9.4.1 With uncensored data
Having collected \(N\) responses with their explanatory variables values \(\lbrace (y_i,x_i) \rbrace_{i=1,\cdots,N}\), the likelihood is: \[\mathcal{L}(\beta)=\prod_{i=1}^N p(y_i|\theta_i,\lambda) \quad \text{contrained by } \theta_i=\exp(x_i^{T}\beta)\]
9.4.2 With censored data
Unfortunatly, in many applications, the values of some responses can be only partially known. For instance, when the study is ending before failure time has been observed or when a subject is not followed up during study period. In this case, the collected responses are censored. For a censored response, the survival time is at least \(y_i\) and the probability associated to this response is then \(S(y_i)\) (ie probability to have survived behond time \(y_i\)). Lets define \(\delta_i\) an indicator variable that is 0 when the response \(y_i\) is censored and 1 if it is not censored. The likelihood can then be written: \[\mathcal{L}(\pmb{\beta})=\prod_{i=1}^N p(y_i|\theta_i,\lambda) ^{\delta_i}\ S(y_i)^{1-\delta_i} \quad \text{with } \theta_i=\exp(x_i^{T}\beta)\] The data to analyse is then better expressed as \(\left\lbrace \left((y_i,\delta_i),x_i\right)\right \rbrace_{i=1,\cdots,N}\) and, in R using survreg
for fitting the data the expression is written as \((y,\delta)\sim x\) (the indicator variable \(\delta\) is encapsulated with the response).
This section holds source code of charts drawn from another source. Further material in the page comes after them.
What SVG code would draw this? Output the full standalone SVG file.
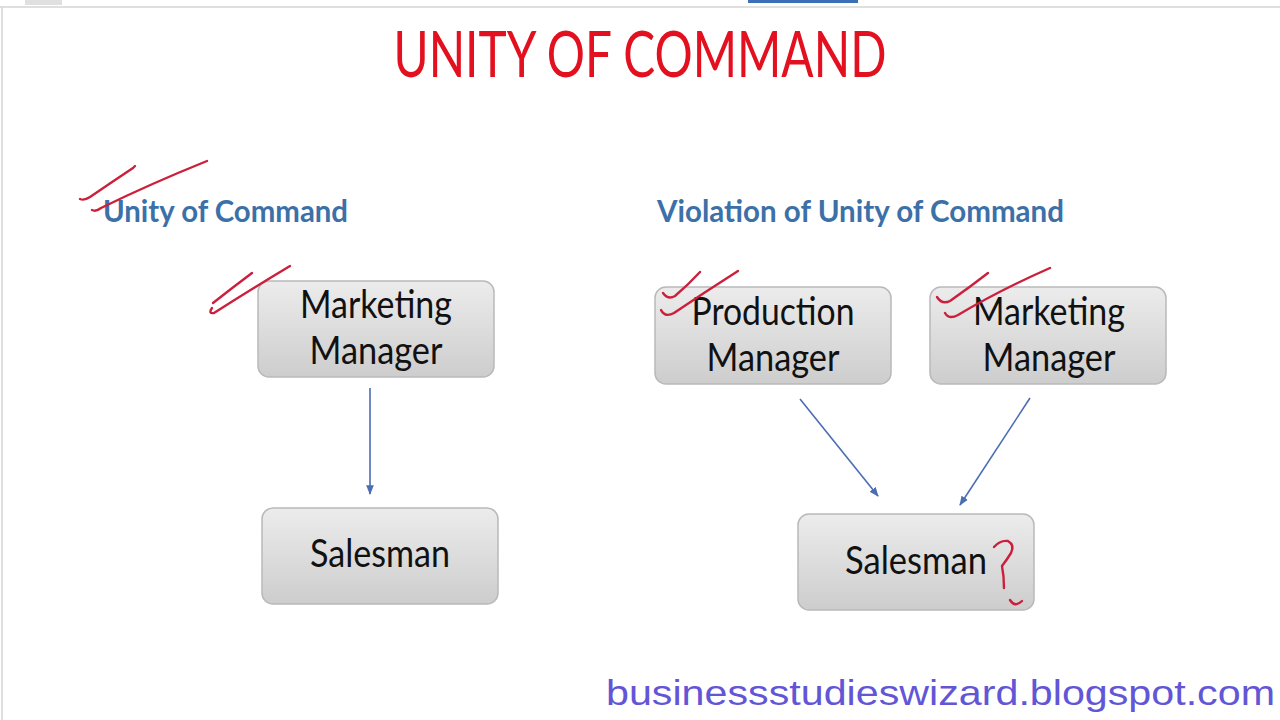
<svg xmlns="http://www.w3.org/2000/svg" width="1280" height="720" viewBox="0 0 1280 720">
<defs>
<linearGradient id="boxg" x1="0" y1="0" x2="0" y2="1">
<stop offset="0" stop-color="#ececec"/>
<stop offset="1" stop-color="#cdcdcd"/>
</linearGradient>
<marker id="arr" viewBox="0 0 10 10" refX="9" refY="5" markerWidth="6" markerHeight="6" orient="auto" markerUnits="strokeWidth">
<path d="M0,1 L10,5 L0,9 z" fill="#4a6db3"/>
</marker>
<style>
.box{fill:url(#boxg);stroke:#b9b9b9;stroke-width:1.5}
.lbl{font-family:Lato,"Open Sans","Liberation Sans",sans-serif;font-size:38px;fill:#111}
.sub{font-family:Lato,"Open Sans","Liberation Sans",sans-serif;font-size:31px;font-weight:bold;fill:#3c70a8}
.conn{stroke:#4a6db3;stroke-width:1.6;fill:none;marker-end:url(#arr)}
.pen{stroke:#cc1f3c;stroke-width:2.4;fill:none;stroke-linecap:round;stroke-linejoin:round}
</style>
</defs>
<rect width="1280" height="720" fill="#ffffff"/>
<g id="frame">
<line x1="0" y1="7" x2="1280" y2="7" stroke="#d4d4d4" stroke-width="1.5"/>
<line x1="2" y1="7" x2="2" y2="720" stroke="#d4d4d4" stroke-width="1.5"/>
<rect x="25" y="0" width="37" height="5" fill="#e0e0e0"/>
<rect x="748" y="0" width="110" height="3" fill="#3b6fb6"/>
</g>
<g id="title">
<text x="640" y="77" text-anchor="middle" font-family="Lato,'Open Sans','Liberation Sans',sans-serif" font-size="63" fill="#e3101f" textLength="493" lengthAdjust="spacingAndGlyphs">UNITY OF COMMAND</text>
</g>
<g id="subtitles">
<text class="sub" x="103" y="222" textLength="245" lengthAdjust="spacingAndGlyphs">Unity of Command</text>
<text class="sub" x="657" y="222" textLength="407" lengthAdjust="spacingAndGlyphs">Violation of Unity of Command</text>
</g>
<g id="connectors">
<line class="conn" x1="370" y1="388" x2="370" y2="494"/>
<line class="conn" x1="800" y1="399" x2="878" y2="496"/>
<line class="conn" x1="1030" y1="398" x2="960" y2="505"/>
</g>
<g id="node-marketing-left">
<rect class="box" x="258" y="281" width="236" height="96" rx="11"/>
<text class="lbl" x="376" y="318" text-anchor="middle" textLength="152" lengthAdjust="spacingAndGlyphs">Marketing</text>
<text class="lbl" x="376" y="364" text-anchor="middle" textLength="133" lengthAdjust="spacingAndGlyphs">Manager</text>
</g>
<g id="node-salesman-left">
<rect class="box" x="262" y="508" width="236" height="96" rx="11"/>
<text class="lbl" x="380" y="567" text-anchor="middle" textLength="140" lengthAdjust="spacingAndGlyphs">Salesman</text>
</g>
<g id="node-production">
<rect class="box" x="655" y="287" width="236" height="97" rx="11"/>
<text class="lbl" x="773" y="325" text-anchor="middle" textLength="163" lengthAdjust="spacingAndGlyphs">Production</text>
<text class="lbl" x="773" y="371" text-anchor="middle" textLength="133" lengthAdjust="spacingAndGlyphs">Manager</text>
</g>
<g id="node-marketing-right">
<rect class="box" x="930" y="287" width="236" height="97" rx="11"/>
<text class="lbl" x="1049" y="325" text-anchor="middle" textLength="152" lengthAdjust="spacingAndGlyphs">Marketing</text>
<text class="lbl" x="1049" y="371" text-anchor="middle" textLength="133" lengthAdjust="spacingAndGlyphs">Manager</text>
</g>
<g id="node-salesman-right">
<rect class="box" x="798" y="514" width="236" height="96" rx="11"/>
<text class="lbl" x="916" y="574" text-anchor="middle" textLength="142" lengthAdjust="spacingAndGlyphs">Salesman</text>
</g>
<g id="footer">
<text x="606" y="705" font-family="'Liberation Sans',Arial,sans-serif" font-size="35" fill="#6256d6" textLength="669" lengthAdjust="spacingAndGlyphs">businessstudieswizard.blogspot.com</text>
</g>
<g id="pen-marks">
<path class="pen" d="M80,199 Q84,201 90,197 Q112,182 133,168 L135,166"/>
<path class="pen" d="M92,210 Q96,212 101,208 Q150,184 207,161"/>
<path class="pen" d="M213,303 Q232,288 252,273"/>
<path class="pen" d="M212,308 Q208,314 214,313 Q250,290 290,266"/>
<path class="pen" d="M663,293 Q668,300 675,296 Q688,285 700,272"/>
<path class="pen" d="M661,310 Q665,318 674,313 Q705,292 738,271"/>
<path class="pen" d="M937,297 Q942,305 950,301 Q970,287 988,273"/>
<path class="pen" d="M945,313 Q949,320 958,315 Q1000,290 1050,268"/>
<path class="pen" d="M994,547 Q1000,540 1008,541 Q1015,545 1011,553 Q1006,561 1002,566 Q1004,576 1004,588"/>
<path class="pen" d="M1010,600 Q1015,608 1022,601"/>
</g>
</svg>
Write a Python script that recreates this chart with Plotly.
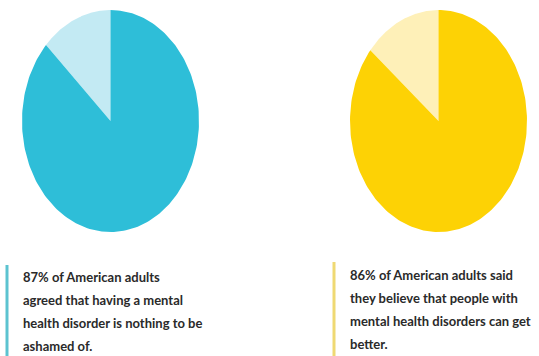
import numpy as np
import plotly.graph_objects as go

# data
labels = ["Agree", "Other"]
left_values = [87, 13]
right_values = [86, 14]
left_colors = ["#2EBED8", "#C3EAF3"]
right_colors = ["#FDD205", "#FEF0B8"]
left_text = ["87% of American adults", "agreed that having a mental",
             "health disorder is nothing to be", "ashamed of."]
right_text = ["86% of American adults said", "they believe that people with",
              "mental health disorders can get", "better."]

W, H = 539, 356
fig = go.Figure()


def pie_traces(values, colors, xa, ya):
    total = sum(values)
    # light slice starts at 12 o'clock going counter-clockwise, main slice fills the rest
    start = np.pi / 2
    order = [1, 0]
    for idx in order:
        sweep = 2 * np.pi * values[idx] / total
        t = np.linspace(start, start + sweep, 200)
        xs = np.concatenate([[0], np.cos(t), [0]])
        ys = np.concatenate([[0], np.sin(t), [0]])
        fig.add_trace(go.Scatter(x=xs, y=ys, fill="toself", mode="lines",
                                 line=dict(width=0, color=colors[idx]),
                                 fillcolor=colors[idx], hoverinfo="skip",
                                 showlegend=False, xaxis=xa, yaxis=ya))
        start += sweep


pie_traces(left_values, left_colors, "x", "y")
pie_traces(right_values, right_colors, "x2", "y2")

ax = dict(range=[-1, 1], visible=False, fixedrange=True)
fig.update_layout(
    width=W, height=H, margin=dict(l=0, r=0, t=0, b=0),
    paper_bgcolor="white", plot_bgcolor="white",
    xaxis=dict(domain=[22 / W, 199 / W], **ax),
    yaxis=dict(domain=[1 - 232 / H, 1 - 10 / H], **ax),
    xaxis2=dict(domain=[350 / W, 527 / W], anchor="y2", **ax),
    yaxis2=dict(domain=[1 - 232 / H, 1 - 10 / H], anchor="x2", **ax),
)

font = dict(family="Lato", size=13, color="#2a2a2a")
line_y = [277, 300, 323, 346]
for i, s in enumerate(left_text):
    fig.add_annotation(x=21 / W, y=1 - line_y[i] / H, xref="paper", yref="paper",
                       text="<b>" + s + "</b>", showarrow=False, xanchor="left",
                       yanchor="middle", font=font)
for i, s in enumerate(right_text):
    fig.add_annotation(x=348 / W, y=1 - (line_y[i] - 2) / H, xref="paper", yref="paper",
                       text="<b>" + s + "</b>", showarrow=False, xanchor="left",
                       yanchor="middle", font=font)

fig.add_shape(type="line", xref="paper", yref="paper", x0=7 / W, x1=7 / W,
              y0=0, y1=1 - 265 / H, line=dict(color="#5CC3D0", width=3))
fig.add_shape(type="line", xref="paper", yref="paper", x0=334 / W, x1=334 / W,
              y0=0, y1=1 - 262 / H, line=dict(color="#EFD973", width=3))

fig.write_html("out.html")
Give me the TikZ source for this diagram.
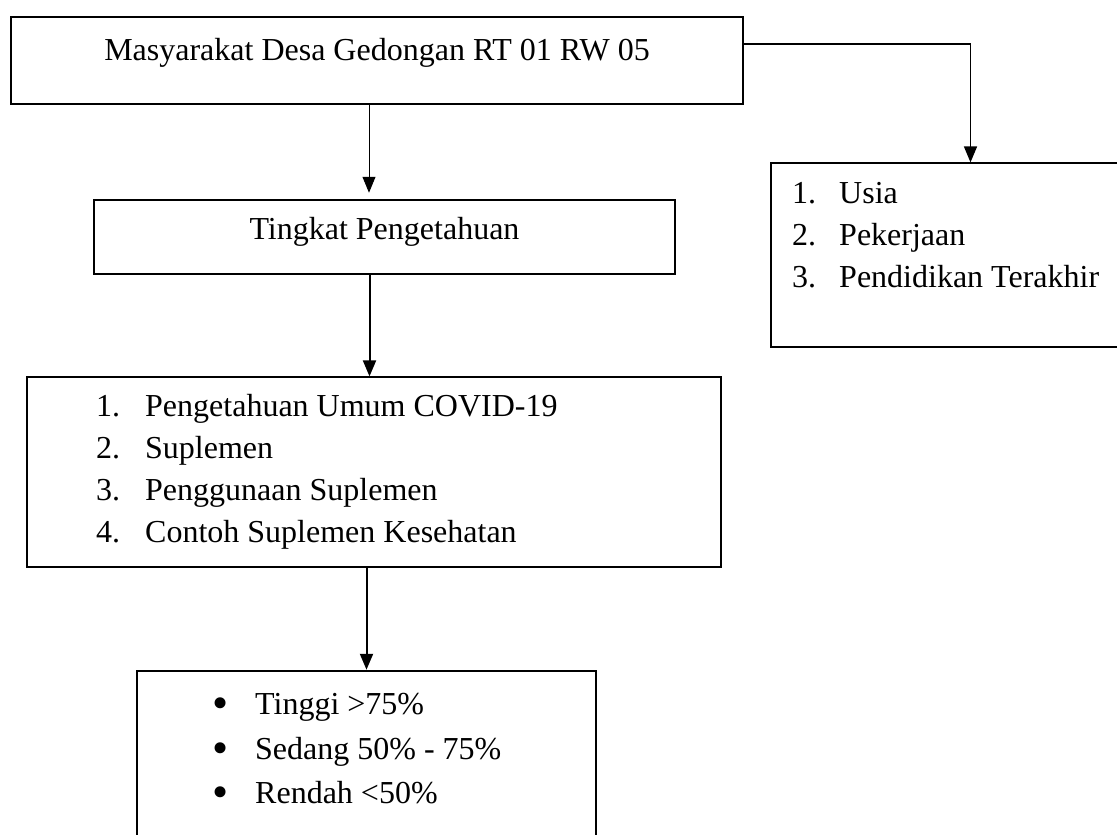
\documentclass[tikz,border=0pt]{standalone}
\usepackage{fontspec}
\setmainfont{Liberation Serif}
\usetikzlibrary{arrows.meta}
\begin{document}
\begin{tikzpicture}[x=1pt, y=-1pt, every node/.style = {inner sep=0pt, font=\fontsize{32}{38}\selectfont}, >={Triangle[length=16pt, width=13pt]}]
	\tikzstyle{tebal} = [draw, line width=2.5pt]
	\tikzstyle{tipis} = [draw, line width=1.2pt]
	\tikzstyle{isi} = [anchor=base west]
	\tikzstyle{panah} = [->, line width=1pt]
	\clip (0,0) rectangle (1117,835);
	% kotak
	\node[tebal, minimum width=732pt, minimum height=87pt] (masyarakat) at (377,60.5) {};
	\node[tebal, minimum width=581pt, minimum height=74pt] (tingkat) at (384.5,237) {};
	\node[tipis, minimum width=694pt, minimum height=190pt] (materi) at (374,472) {};
	\node[tebal, minimum width=459pt, minimum height=189pt] (kategori) at (366.5,765.5) {};
	\node[tipis, minimum width=369pt, minimum height=184pt] (karakteristik) at (955.5,255) {};
	% teks
	\node[anchor=base] (judul) at (377,60) {Masyarakat Desa Gedongan RT 01 RW 05};
	\node[anchor=base] (judul-tingkat) at (384.5,239) {Tingkat Pengetahuan};
	\foreach \teks [count=\i] in {Pengetahuan Umum COVID-19, Suplemen, Penggunaan Suplemen, Contoh Suplemen Kesehatan} {
		\node[isi] (no-materi\i) at (96,{374+42*\i}) {\i.};
		\node[isi] (materi\i) at (145,{374+42*\i}) {\teks};
	}
	\foreach \teks [count=\i] in {Tinggi >75\%, Sedang 50\% - 75\%, Rendah <50\%} {
		\node[isi] (titik\i) at (212,{670+44.5*\i}) {\raisebox{-4pt}{\fontsize{46}{46}\selectfont •}};
		\node[isi] (kategori\i) at (255,{670+44.5*\i}) {\teks};
	}
	\foreach \teks [count=\i] in {Usia, Pekerjaan, Pendidikan Terakhir} {
		\node[isi] (no-karakter\i) at (792,{161+42*\i}) {\i.};
		\node[isi] (karakter\i) at (839,{161+42*\i}) {\teks};
	}
	% panah
	\draw[panah, shorten >=6pt] ([xshift=-8pt]masyarakat.south) -- ([xshift=-8pt]masyarakat.south |- tingkat.north);
	\draw[panah, line width=2pt] ([xshift=-15pt]tingkat.south) -- ([xshift=-15pt]tingkat.south |- materi.north);
	\draw[panah, line width=2pt] (kategori.north |- materi.south) -- (kategori.north);
	\draw[panah, line width=1.5pt] ([yshift=16.5pt]masyarakat.east) -| ([xshift=15pt]karakteristik.north);
\end{tikzpicture}
\end{document}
9.5 Proportional hazard models
For the Exponential distribution, with \(x\) is an indicator variable, the hazard function: \[h(y)=\theta=\exp(x^{T}\beta)=\exp(\beta_0+\beta_1 \ x)\propto \exp(\beta_1 \ x)\] For the Weibull distribution, the hazard function is: \[h(y)\propto\lambda \theta y^{\lambda-1}=\lambda y^{\lambda-1} \ \exp(\beta_0+\beta_1 \ x)=h_0(y)\ \exp(\beta_1 \ x)\] The ratio \[\frac{h^{(x=1)}(y)}{h^{(x=0)}(y)}=\frac{\exp(\beta_1 \ 1)}{\exp(\beta_1 \ 0)}=\exp(\beta_1)\] is called the hazard ratio for presence or absence of exposure to \(x\).
Example of remission time.
\(x=0\) indicates that placebo has been given to the patient and \(x=1\) indicates that a treatment (specific drug) has been given to the patient. The hazard ratio \(\frac{h^{(x=1)}(y)}{h^{(x=0)}(y)} \simeq 1/4\) indicates that the drugs is helping patients as they are 4 times more likely to ‘Fail’ (i.e. remission time ending) when they take the placebo.